Choosing between family health care plans is not as simple as in the past. Although no plan will pay for every medical expense you come across, they do differ in what they offer for coverage. The majority of health care plans offer ways to keep down the costs of health care.
How do the health care plans differ from one another?
Indemnity insurance - Once you meet your deductible, most indemnity plans pay a portion of what is considered appropriate charges for covered services. The usual split of how much the insurer and insured pays is 80/20. You are responsible for the 80 percent and the insurance company pays the remaining 20 percent. The policy will also cover charges for lab and x-rays, prescriptions as well as care from doctors and hospitals.
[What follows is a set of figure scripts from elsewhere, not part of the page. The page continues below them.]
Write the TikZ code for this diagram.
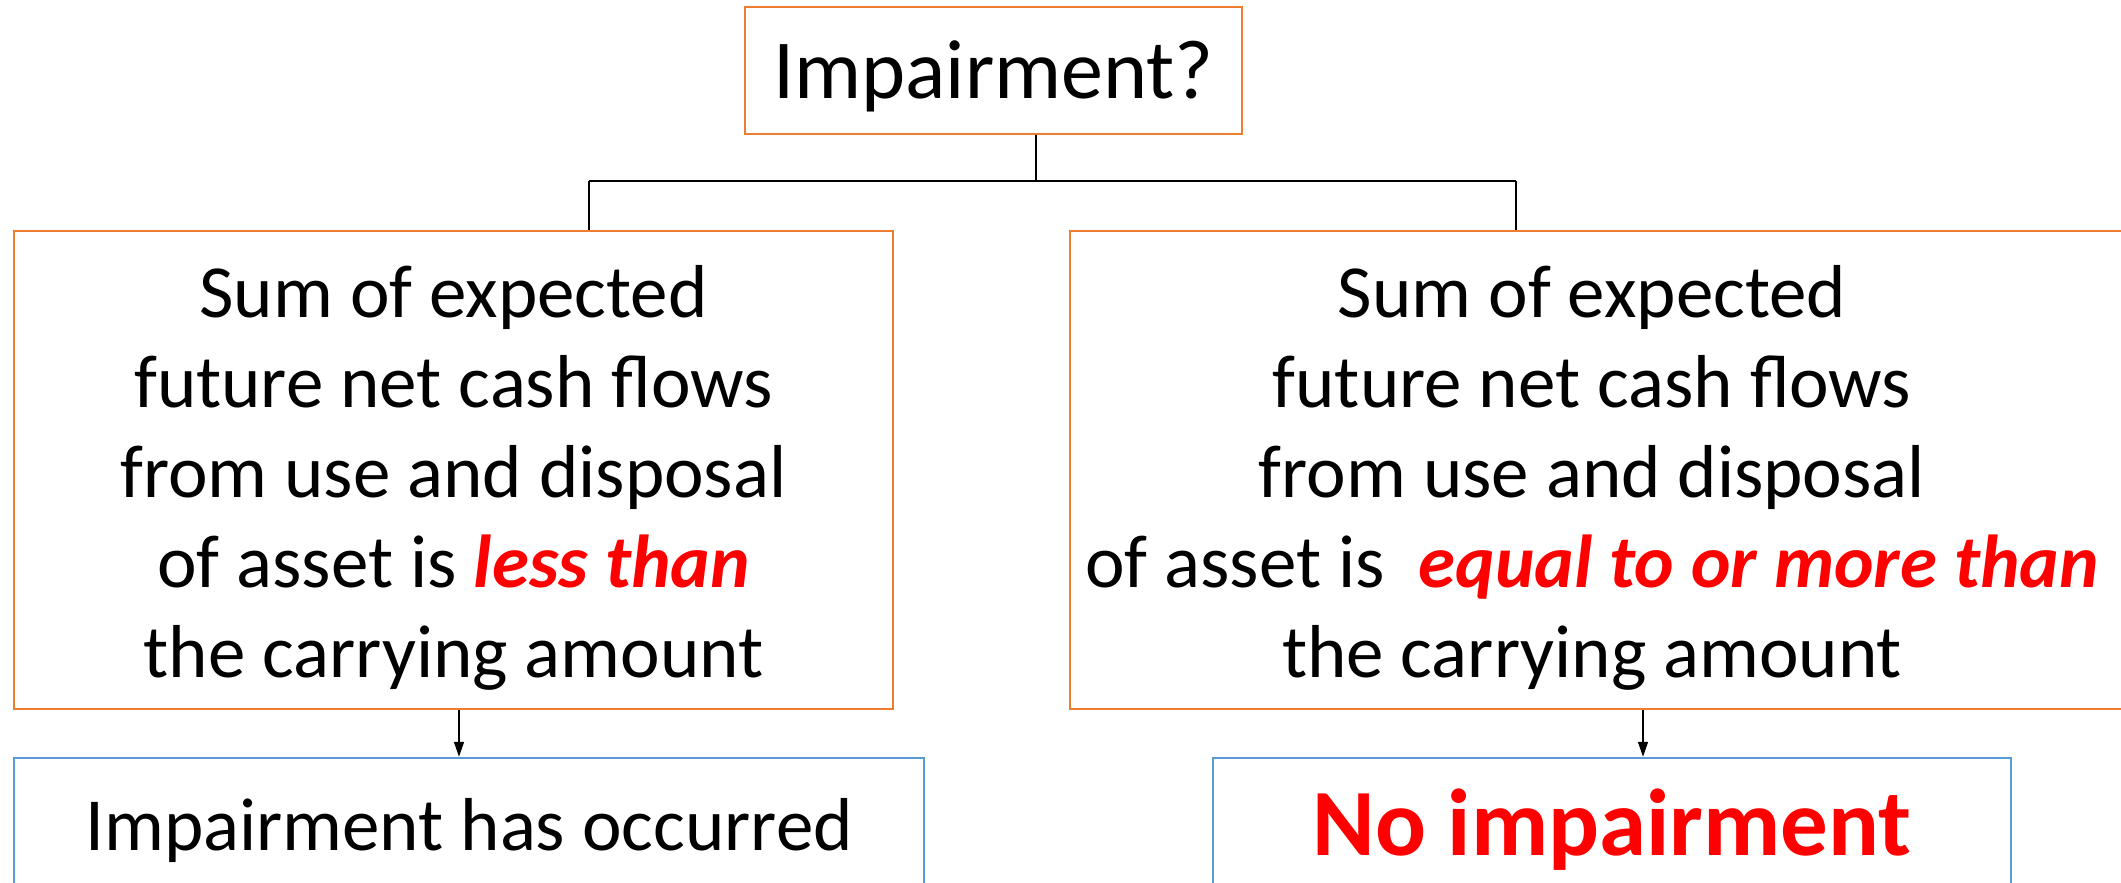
\documentclass[tikz,border=0pt]{standalone}
\usepackage{fontspec}
\setmainfont{Carlito}
\usetikzlibrary{arrows.meta}
\definecolor{boxorange}{HTML}{ED7D31}
\definecolor{boxblue}{HTML}{5B9BD5}
\definecolor{hot}{HTML}{FF0000}
\newcommand{\hilite}[1]{\textcolor{hot}{\bfseries\itshape #1}}

\begin{document}
\begin{tikzpicture}[x=1pt,y=-1pt,
  orangebox/.style={draw=boxorange,line width=2.5pt,inner sep=0pt},
  bluebox/.style={draw=boxblue,line width=2.5pt,inner sep=0pt},
  link/.style={draw=black,line width=1.6pt},
  arr/.style={link,-{Triangle[length=15pt,width=10pt]}},
  body/.style={align=center,inner sep=0pt,font=\fontsize{75}{90}\selectfont}]

\path[use as bounding box] (0,0) rectangle (2121,883);
\clip (0,0) rectangle (2121,883);

% boxes
\node[orangebox,minimum width=497pt,minimum height=127pt] (T) at (993.5,70.5) {};
\node[orangebox,minimum width=879pt,minimum height=478pt] (L) at (453.5,470) {};
\node[orangebox,minimum width=1053pt,minimum height=478pt] (R) at (1596.5,470) {};
\node[bluebox,minimum width=910pt,minimum height=192pt] (BL) at (469,854) {};
\node[bluebox,minimum width=798pt,minimum height=192pt] (BR) at (1612,854) {};

% texts
\node[anchor=base,inner sep=0pt,font=\fontsize{84}{100}\selectfont] (Tt) at (993.5,99) {Impairment?};
\node[body] (Lt) at (453.5,478) {Sum of expected\\future net cash flows\\from use and disposal\\of asset is \hilite{less than}\\the carrying amount};
\node[body] (Rt) at (1592,478) {Sum of expected\\future net cash flows\\from use and disposal\\of asset is\ \ \hilite{equal to or more than}\\the carrying amount};
\node[anchor=base,inner sep=0pt,font=\fontsize{75}{90}\selectfont] (BLt) at (469,850) {Impairment has occurred};
\node[anchor=base,inner sep=0pt,text=hot,font=\fontsize{95}{110}\selectfont\bfseries] (BRt) at (1612,855) {No impairment};

% tree connector from the question to both branches
\coordinate (J) at (1036,181);
\coordinate (LJ) at (589,181);
\coordinate (RJ) at (1516,181);
\draw[link] (J |- T.south) -- (J);
\draw[link] (LJ) -- (RJ);
\draw[link] (LJ) -- (LJ |- L.north);
\draw[link] (RJ) -- (RJ |- R.north);

% outcome arrows
\coordinate (LA) at (459,0);
\coordinate (RA) at (1643,0);
\draw[arr] (LA |- L.south) -- (LA |- BL.north);
\draw[arr] (RA |- R.south) -- (RA |- BR.north);
\end{tikzpicture}
\end{document}
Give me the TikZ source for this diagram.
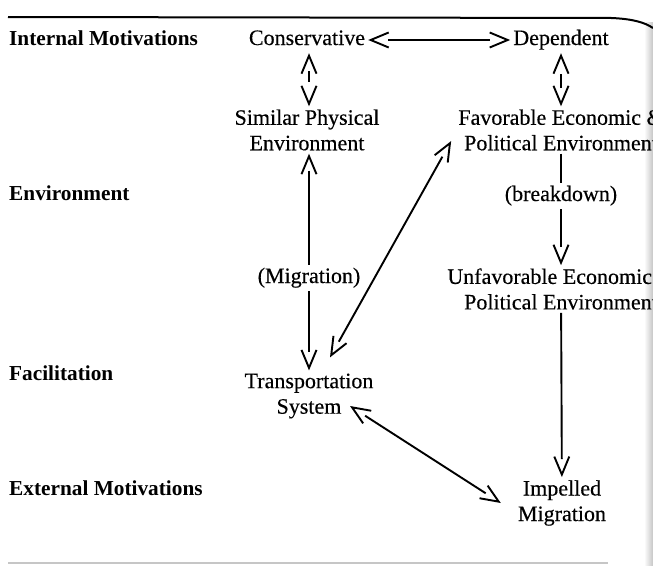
\documentclass[tikz,border=0pt]{standalone}
\usepackage{fontspec}
\setmainfont{Liberation Serif}
\newfontfamily\regfont{Liberation Serif}[FakeBold=0.35]
\usetikzlibrary{arrows.meta,decorations.markings,calc}
\begin{document}
\begin{tikzpicture}[x=1pt,y=-1pt,
  every node/.style={inner sep=3pt, font=\regfont\fontsize{22}{25.5}\selectfont},
  lbl/.style={anchor=west, inner sep=0pt, font=\fontsize{21.3}{25}\selectfont\bfseries, text height=15pt, text depth=5pt},
  box/.style={align=center},
  one/.style={text height=15pt, text depth=5pt},
  conn/.style={line width=1.9pt},
  chev/.tip={Straight Barb[length=18pt,width=15pt]},
  tipE/.style={postaction={decorate,decoration={markings,mark=at position 1 with {\arrow{chev}}}}},
  tipS/.style={postaction={decorate,decoration={markings,mark=at position 0 with {\arrowreversed{chev}}}}}
]
\useasboundingbox (0,0) rectangle (653,565);
\clip (0,0) rectangle (653,565);
\fill[white] (0,0) rectangle (653,565);
% page edge and rules
\shade[left color=white, right color=gray!45] (644,22) rectangle (653,565);
\draw[line width=2pt] (8,17) -- (612,18) .. controls (632,19) and (644,22) .. (653,28);
\draw[gray!45, line width=1.5pt] (8,563) -- (608,563);

% row labels
\node[lbl] (im) at (9,40) {Internal Motivations};
\node[lbl] (en) at (9,195) {Environment};
\node[lbl] (fa) at (9,375) {Facilitation};
\node[lbl] (ex) at (9,490) {External Motivations};

% nodes
\node[one] (cons) at (307,40) {Conservative};
\node[one] (dep) at (561,40) {Dependent};
\node[box] (sim) at (307,130) {Similar Physical\\Environment};
\node[box] (fav) at (561,130) {Favorable Economic \&\\Political Environment};
\node[one] (brk) at (561,196) {(breakdown)};
\node[one] (mig) at (309,278) {(Migration)};
\node[box] (unf) at (561,289) {Unfavorable Economic \&\\Political Environment};
\node[box] (trans) at (309,396) {Transportation\\System};
\node[box] (imp) at (562,503) {Impelled\\Migration};

% connectors
\draw[conn, tipS, tipE, shorten <=20pt, shorten >=20pt] (cons) -- (dep);
\draw[conn, tipS, tipE, shorten <=18pt, shorten >=24pt] ([xshift=2pt]cons.south) -- ([xshift=2pt]sim.north);
\draw[conn, tipS, tipE, shorten <=21pt, shorten >=18pt] (dep) -- (fav);
\draw[conn, tipS, shorten <=17pt] ([xshift=2pt]sim.south) -- (mig);
\draw[conn, tipE, shorten >=18pt] (mig) -- (trans);
\draw[conn] (fav) -- (brk);
\draw[conn, tipE, shorten >=18pt] (brk) -- (unf);
\draw[conn, tipE, shorten >=18pt] (unf) -- (imp);

\coordinate (tsN) at ($(trans.north)+(21,-13)$);
\coordinate (favW) at ($(fav.west)+(-4,11)$);
\coordinate (tsE) at ($(trans.center)+(41,10)$);
\coordinate (impW) at ($(imp.west)+(-14,0)$);
\draw[conn, tipS, tipE, shorten <=18pt, shorten >=18pt] (tsN) -- (favW);
\draw[conn, tipS, tipE, shorten <=18pt, shorten >=18pt] (tsE) -- (impW);
\end{tikzpicture}
\end{document}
Managed Care plans such as; Preferred Provider Organizations (PPOs) allow the insured to choose medical providers that may or may not be a part of the network. If you decide to use a doctor within the PPO network, you will be responsible for a copayment. If you go outside the network you are responsible for a larger percentage of the costs.
Health Maintenance Organizations (HMOs) offer members a variety of health benefits for a set monthly fee. HMOs provide you with a list of doctors from their network so that you can choose a primary care physcian (PCP). When you have chosen your PCP, they will be the core of providing your medical needs. If you were to need a specialist you would first need to obtain a referral from your PCP. If you were to go to a physician outside of the network you would be responsible for the charges, unless of course you or a family member is in an emergency situation.
Point-of-Service (POS) Plans allow members to choose any doctor or hospital that they wish to attend and will still receive a form of coverage although not as comprehensive as the other insurance plans mentioned.
How to choose a plan
Remember that regardless of the plan you choose there will be sacrifices of some sort. So consider what you and your family need for medical coverage. Do you like the idea of your doctor being the one who has to refer you to a specialist or would you prefer to do this on your own? How much have you budgeted for out-of-pocket expenses, deductibles, and the premiums that you will be required to pay? Consider also any life changes that may apply; are you considering starting a family or are you closer to retiring? Does any member of your family have a pre-existing condition, if so this may affect certain insurance plans.